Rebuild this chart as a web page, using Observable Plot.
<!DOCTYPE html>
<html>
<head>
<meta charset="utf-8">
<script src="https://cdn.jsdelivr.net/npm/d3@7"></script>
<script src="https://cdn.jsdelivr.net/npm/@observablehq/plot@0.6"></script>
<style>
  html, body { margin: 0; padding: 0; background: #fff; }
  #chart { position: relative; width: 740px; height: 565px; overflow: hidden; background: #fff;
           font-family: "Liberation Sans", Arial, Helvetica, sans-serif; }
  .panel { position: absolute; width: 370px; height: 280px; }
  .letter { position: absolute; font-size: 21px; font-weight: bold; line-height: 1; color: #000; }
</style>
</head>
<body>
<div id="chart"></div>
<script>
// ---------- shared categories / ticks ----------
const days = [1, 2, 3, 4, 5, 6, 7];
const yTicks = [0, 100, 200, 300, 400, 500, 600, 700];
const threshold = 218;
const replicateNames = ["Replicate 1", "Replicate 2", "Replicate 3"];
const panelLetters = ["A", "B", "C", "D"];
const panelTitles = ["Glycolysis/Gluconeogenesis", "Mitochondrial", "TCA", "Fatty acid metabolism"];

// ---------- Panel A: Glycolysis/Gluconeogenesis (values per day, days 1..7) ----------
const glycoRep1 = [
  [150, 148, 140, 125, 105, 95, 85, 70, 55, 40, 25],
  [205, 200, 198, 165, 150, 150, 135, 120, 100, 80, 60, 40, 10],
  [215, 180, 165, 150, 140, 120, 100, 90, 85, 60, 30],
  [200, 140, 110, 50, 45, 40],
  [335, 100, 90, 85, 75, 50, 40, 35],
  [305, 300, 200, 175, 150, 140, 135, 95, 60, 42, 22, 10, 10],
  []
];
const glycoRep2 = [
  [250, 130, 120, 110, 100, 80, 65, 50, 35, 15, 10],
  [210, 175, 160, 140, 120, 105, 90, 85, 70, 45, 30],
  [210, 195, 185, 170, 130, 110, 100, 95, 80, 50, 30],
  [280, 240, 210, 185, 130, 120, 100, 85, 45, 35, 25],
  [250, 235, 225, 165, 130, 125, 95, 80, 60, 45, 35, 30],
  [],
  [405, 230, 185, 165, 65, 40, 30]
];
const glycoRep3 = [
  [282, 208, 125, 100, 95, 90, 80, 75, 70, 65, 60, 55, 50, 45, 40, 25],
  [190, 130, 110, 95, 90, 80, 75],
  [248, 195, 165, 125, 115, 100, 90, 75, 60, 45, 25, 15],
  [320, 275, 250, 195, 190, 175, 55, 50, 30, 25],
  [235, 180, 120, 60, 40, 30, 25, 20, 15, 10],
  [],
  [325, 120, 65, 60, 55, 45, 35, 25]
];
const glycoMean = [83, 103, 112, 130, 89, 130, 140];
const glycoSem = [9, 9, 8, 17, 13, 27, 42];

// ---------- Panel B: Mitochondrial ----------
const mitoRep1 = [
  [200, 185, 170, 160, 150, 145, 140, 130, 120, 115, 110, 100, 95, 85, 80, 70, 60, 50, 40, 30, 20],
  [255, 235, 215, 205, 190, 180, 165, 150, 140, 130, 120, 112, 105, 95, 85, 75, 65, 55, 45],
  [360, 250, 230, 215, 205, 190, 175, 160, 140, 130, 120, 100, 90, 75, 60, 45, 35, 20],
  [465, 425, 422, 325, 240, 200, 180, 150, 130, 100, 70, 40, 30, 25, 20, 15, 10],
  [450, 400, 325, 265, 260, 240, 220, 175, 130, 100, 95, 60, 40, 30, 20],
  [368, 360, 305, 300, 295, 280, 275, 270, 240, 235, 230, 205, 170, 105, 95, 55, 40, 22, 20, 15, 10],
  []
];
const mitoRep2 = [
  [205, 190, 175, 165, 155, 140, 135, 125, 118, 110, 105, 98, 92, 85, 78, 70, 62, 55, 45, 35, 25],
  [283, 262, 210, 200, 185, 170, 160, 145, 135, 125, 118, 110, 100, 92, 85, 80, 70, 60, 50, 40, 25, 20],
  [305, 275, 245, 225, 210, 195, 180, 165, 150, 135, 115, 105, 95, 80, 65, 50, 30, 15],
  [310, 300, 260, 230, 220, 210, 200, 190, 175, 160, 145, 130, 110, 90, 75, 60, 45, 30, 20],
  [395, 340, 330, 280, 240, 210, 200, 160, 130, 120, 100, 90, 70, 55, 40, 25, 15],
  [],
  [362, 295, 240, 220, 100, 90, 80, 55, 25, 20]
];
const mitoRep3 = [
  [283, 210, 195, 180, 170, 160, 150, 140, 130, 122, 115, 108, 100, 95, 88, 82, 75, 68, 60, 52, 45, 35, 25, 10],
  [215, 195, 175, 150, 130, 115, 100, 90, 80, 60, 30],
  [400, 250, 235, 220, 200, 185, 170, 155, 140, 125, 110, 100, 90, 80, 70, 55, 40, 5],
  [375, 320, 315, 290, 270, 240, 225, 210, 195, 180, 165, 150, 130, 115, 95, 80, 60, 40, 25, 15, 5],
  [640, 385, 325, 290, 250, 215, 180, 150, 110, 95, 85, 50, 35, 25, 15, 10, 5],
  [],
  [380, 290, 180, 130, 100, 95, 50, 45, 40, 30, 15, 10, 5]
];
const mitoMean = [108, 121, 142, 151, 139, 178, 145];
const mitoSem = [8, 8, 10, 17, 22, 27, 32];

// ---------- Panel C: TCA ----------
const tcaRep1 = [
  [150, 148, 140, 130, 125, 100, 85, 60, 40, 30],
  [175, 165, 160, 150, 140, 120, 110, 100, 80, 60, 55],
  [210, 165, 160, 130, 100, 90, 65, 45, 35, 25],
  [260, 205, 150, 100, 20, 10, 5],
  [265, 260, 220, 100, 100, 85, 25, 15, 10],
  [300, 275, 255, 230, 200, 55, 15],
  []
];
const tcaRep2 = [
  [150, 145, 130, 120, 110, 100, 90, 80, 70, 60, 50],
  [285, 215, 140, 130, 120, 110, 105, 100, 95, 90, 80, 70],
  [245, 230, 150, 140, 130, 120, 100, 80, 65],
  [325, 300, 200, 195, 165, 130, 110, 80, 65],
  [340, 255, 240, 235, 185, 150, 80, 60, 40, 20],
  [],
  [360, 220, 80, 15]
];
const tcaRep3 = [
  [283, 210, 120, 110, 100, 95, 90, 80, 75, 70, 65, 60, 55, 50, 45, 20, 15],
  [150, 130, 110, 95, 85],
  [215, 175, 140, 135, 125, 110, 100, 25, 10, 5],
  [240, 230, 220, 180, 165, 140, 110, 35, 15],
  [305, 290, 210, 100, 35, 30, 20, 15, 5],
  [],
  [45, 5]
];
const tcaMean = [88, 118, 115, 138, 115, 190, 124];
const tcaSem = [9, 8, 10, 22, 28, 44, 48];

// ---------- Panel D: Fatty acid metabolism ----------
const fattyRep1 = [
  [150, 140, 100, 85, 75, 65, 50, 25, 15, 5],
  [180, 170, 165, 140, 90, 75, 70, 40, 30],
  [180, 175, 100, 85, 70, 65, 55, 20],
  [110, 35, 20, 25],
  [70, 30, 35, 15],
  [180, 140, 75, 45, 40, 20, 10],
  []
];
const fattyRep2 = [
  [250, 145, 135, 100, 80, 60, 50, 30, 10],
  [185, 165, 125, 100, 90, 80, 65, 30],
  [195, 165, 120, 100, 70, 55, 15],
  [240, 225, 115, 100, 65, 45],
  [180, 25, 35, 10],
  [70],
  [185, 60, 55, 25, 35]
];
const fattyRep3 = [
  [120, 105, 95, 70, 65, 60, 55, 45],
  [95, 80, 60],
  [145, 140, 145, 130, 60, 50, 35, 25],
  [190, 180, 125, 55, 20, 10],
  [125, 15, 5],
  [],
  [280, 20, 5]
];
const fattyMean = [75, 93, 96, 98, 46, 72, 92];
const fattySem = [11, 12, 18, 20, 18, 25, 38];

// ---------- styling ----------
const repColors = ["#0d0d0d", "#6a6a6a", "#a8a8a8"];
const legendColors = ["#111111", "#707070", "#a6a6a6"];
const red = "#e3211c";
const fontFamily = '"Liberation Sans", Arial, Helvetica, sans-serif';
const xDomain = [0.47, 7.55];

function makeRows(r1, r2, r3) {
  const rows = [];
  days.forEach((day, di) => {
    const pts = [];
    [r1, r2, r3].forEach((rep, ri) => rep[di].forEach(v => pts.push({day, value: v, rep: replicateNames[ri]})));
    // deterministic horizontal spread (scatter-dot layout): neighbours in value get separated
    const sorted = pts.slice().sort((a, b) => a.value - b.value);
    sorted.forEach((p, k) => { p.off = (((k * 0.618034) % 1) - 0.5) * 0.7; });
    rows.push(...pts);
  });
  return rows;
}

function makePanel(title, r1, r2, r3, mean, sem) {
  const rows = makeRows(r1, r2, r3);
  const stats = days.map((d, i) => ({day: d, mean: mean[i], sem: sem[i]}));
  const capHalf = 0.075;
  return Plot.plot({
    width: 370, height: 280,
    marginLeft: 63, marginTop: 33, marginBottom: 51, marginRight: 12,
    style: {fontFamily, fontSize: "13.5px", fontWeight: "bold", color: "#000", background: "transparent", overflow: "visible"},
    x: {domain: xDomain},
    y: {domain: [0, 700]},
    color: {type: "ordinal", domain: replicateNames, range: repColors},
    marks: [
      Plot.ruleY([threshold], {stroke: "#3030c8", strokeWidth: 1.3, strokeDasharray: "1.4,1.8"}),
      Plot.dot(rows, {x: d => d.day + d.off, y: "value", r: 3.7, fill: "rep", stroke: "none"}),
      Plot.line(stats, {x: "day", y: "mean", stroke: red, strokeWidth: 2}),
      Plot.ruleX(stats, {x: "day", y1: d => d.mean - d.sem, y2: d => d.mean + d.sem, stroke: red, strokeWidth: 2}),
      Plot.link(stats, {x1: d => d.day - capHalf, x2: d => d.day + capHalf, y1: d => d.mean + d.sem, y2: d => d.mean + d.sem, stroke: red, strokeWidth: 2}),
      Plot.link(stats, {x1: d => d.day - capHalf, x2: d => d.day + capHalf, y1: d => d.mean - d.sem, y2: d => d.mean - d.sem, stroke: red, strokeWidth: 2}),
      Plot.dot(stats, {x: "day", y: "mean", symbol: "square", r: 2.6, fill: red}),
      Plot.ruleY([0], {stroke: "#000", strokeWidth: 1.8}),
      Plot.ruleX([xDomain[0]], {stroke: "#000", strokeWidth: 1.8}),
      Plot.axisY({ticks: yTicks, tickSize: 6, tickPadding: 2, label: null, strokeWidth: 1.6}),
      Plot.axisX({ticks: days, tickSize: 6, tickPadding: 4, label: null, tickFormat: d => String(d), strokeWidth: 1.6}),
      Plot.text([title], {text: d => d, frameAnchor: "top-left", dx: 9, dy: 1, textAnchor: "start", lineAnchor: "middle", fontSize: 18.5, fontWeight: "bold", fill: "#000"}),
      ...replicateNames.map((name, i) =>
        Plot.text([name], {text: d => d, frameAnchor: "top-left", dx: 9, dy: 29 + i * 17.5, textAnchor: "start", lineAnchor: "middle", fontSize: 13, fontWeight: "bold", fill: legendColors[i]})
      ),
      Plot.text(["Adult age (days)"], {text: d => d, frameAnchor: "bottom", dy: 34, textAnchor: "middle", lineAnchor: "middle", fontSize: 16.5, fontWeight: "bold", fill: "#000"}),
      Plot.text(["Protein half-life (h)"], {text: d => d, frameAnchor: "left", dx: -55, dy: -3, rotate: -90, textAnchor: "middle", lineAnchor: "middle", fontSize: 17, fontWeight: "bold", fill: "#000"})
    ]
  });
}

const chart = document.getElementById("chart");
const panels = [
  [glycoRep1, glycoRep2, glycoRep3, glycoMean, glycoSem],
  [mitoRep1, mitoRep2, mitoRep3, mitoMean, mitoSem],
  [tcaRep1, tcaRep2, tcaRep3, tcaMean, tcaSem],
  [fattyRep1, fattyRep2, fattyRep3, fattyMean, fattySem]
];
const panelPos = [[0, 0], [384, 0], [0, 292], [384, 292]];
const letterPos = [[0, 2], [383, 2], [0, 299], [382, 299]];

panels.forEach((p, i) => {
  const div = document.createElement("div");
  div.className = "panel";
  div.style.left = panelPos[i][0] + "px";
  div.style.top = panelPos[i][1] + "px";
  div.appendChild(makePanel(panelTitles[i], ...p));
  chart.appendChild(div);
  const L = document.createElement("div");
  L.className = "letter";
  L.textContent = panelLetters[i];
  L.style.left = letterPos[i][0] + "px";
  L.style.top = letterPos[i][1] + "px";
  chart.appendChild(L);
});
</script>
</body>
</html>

### Short problem
Lines that include the word "chart" are to be extracted from the data above.

### Written solution
Rebuild this chart as a web page, using Observable Plot.
  #chart { position: relative; width: 740px; height: 565px; overflow: hidden; background: #fff;
<div id="chart"></div>
const chart = document.getElementById("chart");
  chart.appendChild(div);
  chart.appendChild(L);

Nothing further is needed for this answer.